What is expected:
Wherever a line holds the word "standalone", copy that line out.

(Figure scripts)
____________

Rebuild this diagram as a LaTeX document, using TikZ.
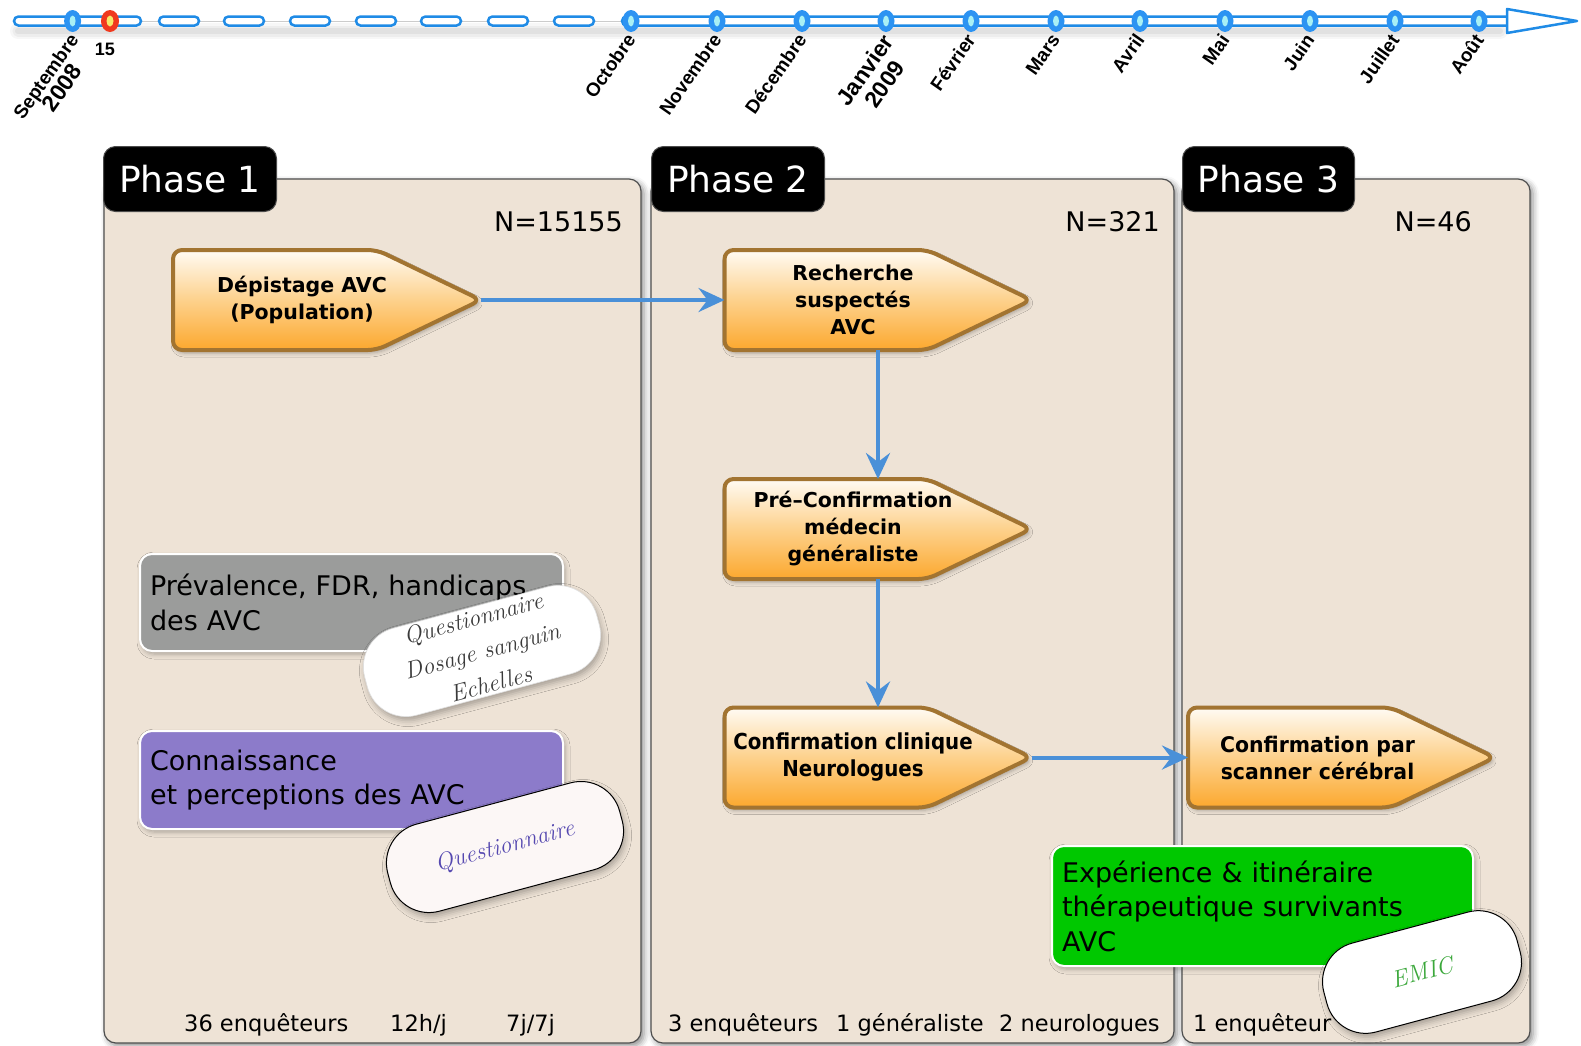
\documentclass[tikz,border=0pt]{standalone}
\usepackage{fontspec}
\usetikzlibrary{shadows.blur,arrows.meta}
\newfontfamily\dv{DejaVu Sans}
\newfontfamily\dvn{DejaVu Sans}[FakeStretch=0.9]
\newfontfamily\dvm{DejaVu Sans}[FakeStretch=0.95]
\newfontfamily\lib{Liberation Sans}
\newcommand\fsz[2]{\fontsize{#1}{#2}\selectfont}

\definecolor{panelfill}{HTML}{EEE3D6}
\definecolor{panelline}{HTML}{4E4E4E}
\definecolor{tlblue}{HTML}{1F8BE6}
\definecolor{tldot}{HTML}{2C93F2}
\definecolor{tlcore}{HTML}{A8F0F5}
\definecolor{tlred}{HTML}{F0391E}
\definecolor{tlyellow}{HTML}{F7E86A}
\definecolor{flowblue}{HTML}{4A90D8}
\definecolor{boxline}{HTML}{A27431}
\definecolor{boxtop}{HTML}{FFFBF4}
\definecolor{boxmid}{HTML}{FDD18C}
\definecolor{boxbot}{HTML}{FCA82E}
\definecolor{grayfill}{HTML}{9B9C9B}
\definecolor{purplefill}{HTML}{8C7BCA}
\definecolor{greenfill}{HTML}{00C800}
\definecolor{inkgray}{HTML}{3A3A3A}
\definecolor{inkpurple}{HTML}{5548B0}
\definecolor{inkgreen}{HTML}{3BA83B}
\definecolor{paperpink}{HTML}{FCF7F6}

\begin{document}
\begin{tikzpicture}[x=1pt, y=-1pt,
  panel/.style={draw=panelline, line width=1.2pt, fill=panelfill, rounded corners=12pt,
    inner sep=0pt, outer sep=0pt, anchor=north west,
    blur shadow={shadow xshift=3pt, shadow yshift=-3pt, shadow blur radius=6pt, shadow opacity=45}},
  tab/.style={draw=black!70, line width=1pt, fill=black, rounded corners=12pt, text=white,
    font=\dv\fsz{36}{40}, inner sep=0pt, anchor=north west,
    minimum width=173pt, minimum height=65pt},
  ntext/.style={font=\dv\fsz{27}{32}, anchor=east, inner sep=0pt},
  foot/.style={font=\dv\fsz{22.5}{27}, anchor=west, inner sep=0pt},
  area/.style={inner sep=0pt, outer sep=0pt, minimum width=#1, minimum height=100pt},
  boxshape/.style={draw=boxline, line width=4pt, rounded corners=9pt, line join=round,
    top color=boxtop, bottom color=boxbot, middle color=boxmid,
    blur shadow={shadow xshift=2pt, shadow yshift=-3pt, shadow blur radius=4pt, shadow opacity=30}},
  boxtext/.style={align=center, inner sep=0pt, font=\dv\bfseries\fsz{20.5}{27}},
  flow/.style={draw=flowblue, line width=4pt, -{Stealth[length=26pt, width=24pt, inset=9pt]}},
  infobox/.style={draw=white, line width=2pt, rounded corners=12pt, inner xsep=10pt, inner ysep=0pt,
    text width=#1, align=left, font=\dv\fsz{27}{34.5}, anchor=north west,
    blur shadow={shadow xshift=2pt, shadow yshift=-3pt, shadow blur radius=5pt, shadow opacity=30}},
  card/.style={rounded corners=40pt, rotate=15, align=center, inner sep=0pt,
    font=\normalfont\itshape\fsz{24}{34},
    blur shadow={shadow xshift=2pt, shadow yshift=-4pt, shadow blur radius=6pt, shadow opacity=30}},
  tlbar/.style={draw=tlblue, line width=2.5pt, fill=white, rounded corners=4.5pt},
  month/.style={font=\lib\bfseries\fsz{19}{21}, rotate=55, anchor=north east, inner sep=0pt, align=center}
]
\useasboundingbox (0,0) rectangle (1581,1045);

% ---------- time line ----------
% soft shadow under the bars
\foreach \w/\o in {16/0.03,11/0.04,6/0.05}
  \draw[black, opacity=\o, line width=\w pt, line cap=round] (18,31) -- (1500,31);
\draw[black!20, line width=1pt] (14,21) -- (1507,21);
\draw[tlbar] (14,16.5) rectangle (141,25.5);
\foreach \a in {159,224,290,356,421,488,554}
  \draw[tlbar] (\a,16.5) rectangle ++(40,9);
\draw[tlbar] (622,16.5) rectangle (1512,25.5);
\draw[tlblue, line width=2.5pt, fill=white, line join=round] (1507,9) -- (1577,21) -- (1507,33) -- cycle;

\foreach \x in {72.6,631,717,802,886,971,1056,1140,1225,1310,1395,1479} {
  \fill[tldot] (\x,21) ellipse [x radius=8.5, y radius=11];
  \fill[tlcore] (\x,21) ellipse [x radius=3, y radius=5.5];
}
\fill[tlred] (110,21) ellipse [x radius=9, y radius=11];
\fill[tlyellow] (110,21) ellipse [x radius=3.5, y radius=5.5];

\node[month] (mSep) at (68,32) {Septembre\\{\fsz{23}{24}2008}};
\node[font=\lib\bfseries\fsz{18}{20}] (d15) at (105,49) {15};
\foreach \x/\m [count=\i] in {631/Octobre,717/Novembre,802/Décembre,971/Février,
    1056/Mars,1140/Avril,1225/Mai,1310/Juin,1395/Juillet,1479/Août}
  \node[month] (m\i) at (\x-6,32) {\m};
\node[month, font=\lib\bfseries\fsz{23}{24}] (mJan) at (881,32) {Janvier\\2009};

% ---------- phase panels ----------
\node[panel, minimum width=537pt, minimum height=864pt] (p1) at (104,179) {};
\node[panel, minimum width=523pt, minimum height=864pt] (p2) at (651,179) {};
\node[panel, minimum width=348pt, minimum height=864pt] (p3) at (1182,179) {};

\node[tab] (t1) at (103,146) {Phase 1};
\node[tab] (t2) at (651,146) {Phase 2};
\node[tab, minimum width=172pt] (t3) at (1182,146) {Phase 3};

\node[ntext] (n1) at (623,222) {N=15155};
\node[ntext] (n2) at (1160,222) {N=321};
\node[ntext] (n3) at (1472,222) {N=46};

% ---------- process steps ----------
\node[area=308pt] (b1) at (327,300) {};
\node[area=307pt] (b2) at (878,300) {};
\node[area=307pt] (b3) at (878,529) {};
\node[area=307pt] (b4) at (878,757.5) {};
\node[area=307pt] (b5) at (1341.5,757.5) {};

\foreach \b in {b1,b2,b3,b4,b5}
  \draw[boxshape] (\b.north west) -- ([xshift=-104pt]\b.north east) -- (\b.east)
    -- ([xshift=-104pt]\b.south east) -- (\b.south west) -- cycle;

\node[boxtext] (b1t) at ([xshift=-25pt]b1.center) {Dépistage AVC\\(Population)};
\node[boxtext] (b2t) at ([xshift=-25pt]b2.center) {Recherche\\suspectés\\AVC};
\node[boxtext] (b3t) at ([xshift=-25pt]b3.center) {Pré–Confirmation\\médecin\\généraliste};
\node[boxtext, font=\dvn\bfseries\fsz{22}{27}] (b4t) at ([xshift=-25pt]b4.center) {Confirmation clinique\\Neurologues};
\node[boxtext, font=\dvm\bfseries\fsz{21.5}{27}] (b5t) at ([xshift=-24pt]b5.center) {Confirmation par\\scanner cérébral};

\draw[flow] (b1.east) -- (b2.west);
\draw[flow] (b2.south) -- (b3.north);
\draw[flow] (b3.south) -- (b4.north);
\draw[flow] (b4.east) -- (b5.west);

% ---------- staffing ----------
\node[foot] (f1) at (184,1025) {36 enquêteurs};
\node[foot] (f2) at (390,1025) {12h/j};
\node[foot] (f3) at (506,1025) {7j/7j};
\node[foot] (f4) at (668,1025) {3 enquêteurs};
\node[foot] (f5) at (836,1025) {1 généraliste};
\node[foot] (f6) at (999,1025) {2 neurologues};
\node[foot] (f7) at (1193,1025) {1 enquêteur};

% ---------- study components ----------
\node[infobox=403pt, fill=grayfill, minimum height=97pt] (s1) at (139,553)
  {Prévalence, FDR, handicaps\\des AVC};
\node[card, fill=white, draw=black!12, line width=0.6pt, text=inkgray,
  minimum width=240pt, minimum height=90pt] (c1) at (482,651)
  {Questionnaire\\Dosage sanguin\\Echelles};

\node[infobox=403pt, fill=purplefill, minimum height=98pt] (s2) at (139,730)
  {Connaissance\\et perceptions des AVC};
\node[card, fill=paperpink, draw=black, line width=1pt, text=inkpurple,
  minimum width=240pt, minimum height=90pt] (c2) at (505,847) {Questionnaire};

\node[infobox=401pt, fill=greenfill, minimum height=120pt] (s3) at (1051,845)
  {Expérience \& itinéraire\\thérapeutique survivants\\AVC};
\node[card, fill=white, draw=black, line width=1pt, text=inkgreen,
  minimum width=200pt, minimum height=92pt] (c3) at (1422,972) {EMIC};

\end{tikzpicture}
\end{document}
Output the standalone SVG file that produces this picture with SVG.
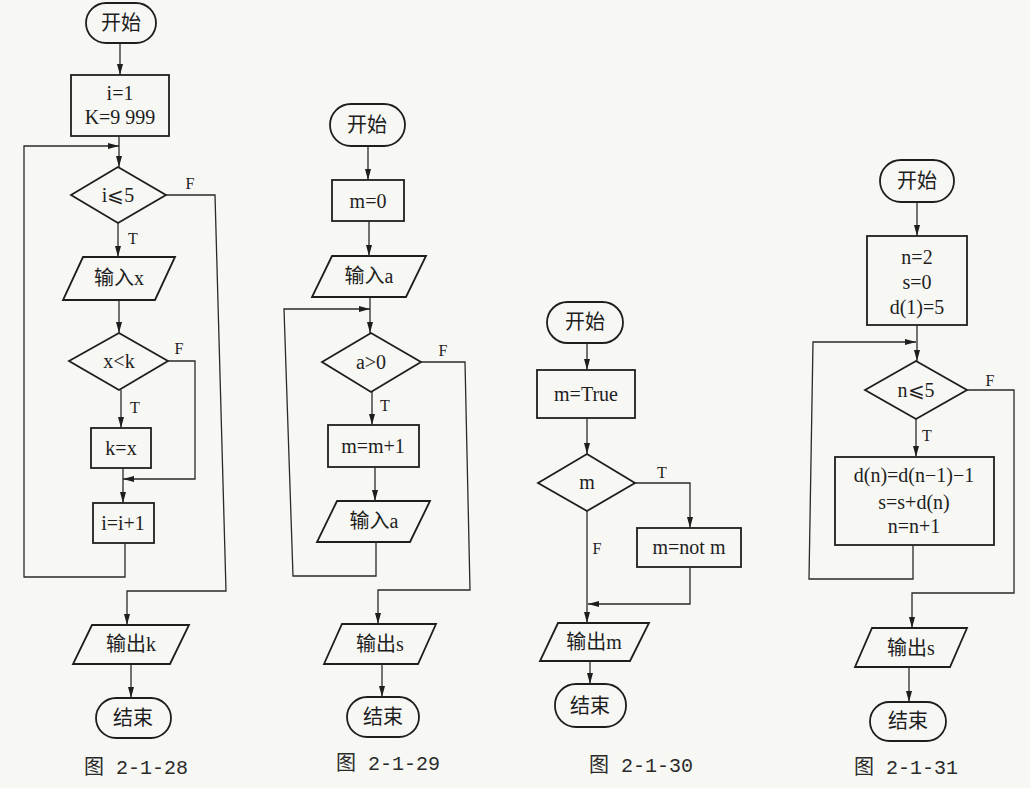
<svg xmlns="http://www.w3.org/2000/svg" width="1030" height="788" viewBox="0 0 1030 788">
<defs>
<style>
.n{fill:none;stroke:#1e1e1e;stroke-width:1.8}
.c{fill:none;stroke:#2a2a2a;stroke-width:1.3}
.t{font-family:"Liberation Serif","Noto Sans CJK SC",serif;font-size:20px;fill:#1e1e1e;text-anchor:middle}
.l{font-family:"Liberation Serif",serif;font-size:16px;fill:#1e1e1e;text-anchor:middle}
.cap{font-family:"Liberation Mono","Noto Sans CJK SC",monospace;font-size:20px;fill:#2a2a2a;text-anchor:middle}
</style>
<marker id="ah" viewBox="0 0 11 6" refX="11" refY="3" markerWidth="11" markerHeight="6" orient="auto" markerUnits="userSpaceOnUse"><path d="M0,0 L11,3 L0,6 z" fill="#1e1e1e"/></marker>
</defs>
<rect width="1030" height="788" fill="#f7f7f4"/>

<!-- Chart 1 -->
<g id="c1-start"><rect class="n" x="86" y="3" width="70" height="40" rx="20"/><text class="t" x="121" y="30">开始</text></g>
<g id="c1-init"><rect class="n" x="71" y="75" width="98" height="61"/><text class="t" x="120" y="100">i=1</text><text class="t" x="120" y="124">K=9 999</text></g>
<g id="c1-dec1"><polygon class="n" points="71,195 118,167 166,195 118,223"/><text class="t" x="118" y="202">i⩽5</text></g>
<g id="c1-in"><polygon class="n" points="83,257 175,257 155,300 63,300"/><text class="t" x="119" y="285">输入x</text></g>
<g id="c1-dec2"><polygon class="n" points="69,361 119,333 168,361 119,390"/><text class="t" x="119" y="368">x&lt;k</text></g>
<g id="c1-kx"><rect class="n" x="91" y="428" width="60" height="40"/><text class="t" x="121" y="455">k=x</text></g>
<g id="c1-inc"><rect class="n" x="93" y="503" width="61" height="40"/><text class="t" x="123" y="530">i=i+1</text></g>
<g id="c1-out"><polygon class="n" points="92,625 189,625 170,664 73,664"/><text class="t" x="131" y="651">输出k</text></g>
<g id="c1-end"><rect class="n" x="96" y="698" width="75" height="40" rx="20"/><text class="t" x="133" y="725">结束</text></g>
<text class="cap" x="136" y="774">图 2-1-28</text>

<!-- Chart 2 -->
<g id="c2-start"><rect class="n" x="330" y="104" width="75" height="42" rx="21"/><text class="t" x="367" y="132">开始</text></g>
<g id="c2-m0"><rect class="n" x="332" y="180" width="72" height="41"/><text class="t" x="368" y="208">m=0</text></g>
<g id="c2-in1"><polygon class="n" points="332,256 426,256 406,297 312,297"/><text class="t" x="369" y="283">输入a</text></g>
<g id="c2-dec"><polygon class="n" points="322,362 371,333 421,362 371,392"/><text class="t" x="371" y="369">a&gt;0</text></g>
<g id="c2-inc"><rect class="n" x="328" y="425" width="91" height="42"/><text class="t" x="373" y="453">m=m+1</text></g>
<g id="c2-in2"><polygon class="n" points="337,501 430,501 410,542 317,542"/><text class="t" x="374" y="528">输入a</text></g>
<g id="c2-out"><polygon class="n" points="342,624 436,624 418,664 324,664"/><text class="t" x="380" y="651">输出s</text></g>
<g id="c2-end"><rect class="n" x="347" y="697" width="72" height="40" rx="20"/><text class="t" x="383" y="724">结束</text></g>
<text class="cap" x="388" y="770">图 2-1-29</text>

<!-- Chart 3 -->
<g id="c3-start"><rect class="n" x="547" y="302" width="76" height="41" rx="20.5"/><text class="t" x="585" y="329">开始</text></g>
<g id="c3-init"><rect class="n" x="537" y="370" width="98" height="48"/><text class="t" x="586" y="401">m=True</text></g>
<g id="c3-dec"><polygon class="n" points="538,483 587,454 635,483 587,511"/><text class="t" x="587" y="489">m</text></g>
<g id="c3-not"><rect class="n" x="637" y="528" width="104" height="39"/><text class="t" x="689" y="554">m=not m</text></g>
<g id="c3-out"><polygon class="n" points="558,623 649,623 630,661 540,661"/><text class="t" x="594" y="649">输出m</text></g>
<g id="c3-end"><rect class="n" x="555" y="684" width="71" height="43" rx="21"/><text class="t" x="590" y="713">结束</text></g>
<text class="cap" x="641" y="772">图 2-1-30</text>

<!-- Chart 4 -->
<g id="c4-start"><rect class="n" x="880" y="160" width="74" height="42" rx="21"/><text class="t" x="917" y="188">开始</text></g>
<g id="c4-init"><rect class="n" x="867" y="236" width="100" height="89"/><text class="t" x="917" y="264">n=2</text><text class="t" x="917" y="289">s=0</text><text class="t" x="917" y="314">d(1)=5</text></g>
<g id="c4-dec"><polygon class="n" points="865,390 916,361 967,390 916,419"/><text class="t" x="916" y="397">n⩽5</text></g>
<g id="c4-body"><rect class="n" x="835" y="457" width="159" height="88"/><text class="t" x="914" y="482">d(n)=d(n−1)−1</text><text class="t" x="914" y="509">s=s+d(n)</text><text class="t" x="914" y="533">n=n+1</text></g>
<g id="c4-out"><polygon class="n" points="872,628 967,628 950,667 855,667"/><text class="t" x="911" y="655">输出s</text></g>
<g id="c4-end"><rect class="n" x="870" y="702" width="76" height="39" rx="19.5"/><text class="t" x="908" y="728">结束</text></g>
<text class="cap" x="906" y="774">图 2-1-31</text>

<g id="connectors">
<!-- chart 1 -->
<path class="c" marker-end="url(#ah)" d="M120,43 V75"/>
<path class="c" marker-end="url(#ah)" d="M119,136 V167"/>
<path class="c" marker-end="url(#ah)" d="M125,543 V577 H24 V146 H119"/>
<path class="c" marker-end="url(#ah)" d="M166,195 H215 L226,591 H127 V625"/>
<path class="c" marker-end="url(#ah)" d="M118,223 V257"/>
<path class="c" marker-end="url(#ah)" d="M119,300 V333"/>
<path class="c" marker-end="url(#ah)" d="M121,390 V428"/>
<path class="c" marker-end="url(#ah)" d="M168,361 H195 V479 H123"/>
<path class="c" marker-end="url(#ah)" d="M123,468 V503"/>
<path class="c" marker-end="url(#ah)" d="M131,664 V698"/>
<!-- chart 2 -->
<path class="c" marker-end="url(#ah)" d="M368,146 V180"/>
<path class="c" marker-end="url(#ah)" d="M369,221 V256"/>
<path class="c" marker-end="url(#ah)" d="M370,297 V333"/>
<path class="c" marker-end="url(#ah)" d="M376,542 V576 H293 L284,309 H370"/>
<path class="c" marker-end="url(#ah)" d="M421,362 H465 L470,590 H378 V624"/>
<path class="c" marker-end="url(#ah)" d="M372,392 V425"/>
<path class="c" marker-end="url(#ah)" d="M375,467 V501"/>
<path class="c" marker-end="url(#ah)" d="M382,664 V697"/>
<!-- chart 3 -->
<path class="c" marker-end="url(#ah)" d="M587,343 V370"/>
<path class="c" marker-end="url(#ah)" d="M587,418 V454"/>
<path class="c" marker-end="url(#ah)" d="M635,483 H690 V528"/>
<path class="c" marker-end="url(#ah)" d="M587,511 V623"/>
<path class="c" marker-end="url(#ah)" d="M690,567 V604 H588"/>
<path class="c" marker-end="url(#ah)" d="M590,661 V684"/>
<!-- chart 4 -->
<path class="c" marker-end="url(#ah)" d="M917,202 V236"/>
<path class="c" marker-end="url(#ah)" d="M917,325 V361"/>
<path class="c" marker-end="url(#ah)" d="M913,545 V579 H809 L813,342 H916"/>
<path class="c" marker-end="url(#ah)" d="M967,390 H1014 V593 H912 V628"/>
<path class="c" marker-end="url(#ah)" d="M916,419 V457"/>
<path class="c" marker-end="url(#ah)" d="M909,667 V702"/>
</g>
<g id="labels">
<text class="l" x="190" y="189">F</text>
<text class="l" x="133" y="244">T</text>
<text class="l" x="179" y="354">F</text>
<text class="l" x="135" y="413">T</text>
<text class="l" x="443" y="356">F</text>
<text class="l" x="385" y="411">T</text>
<text class="l" x="662" y="478">T</text>
<text class="l" x="597" y="554">F</text>
<text class="l" x="990" y="386">F</text>
<text class="l" x="927" y="441">T</text>
</g>
</svg>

____________

Exercise answer:
\documentclass[tikz,border=0pt]{standalone}
Output the standalone SVG file that produces this picture with SVG.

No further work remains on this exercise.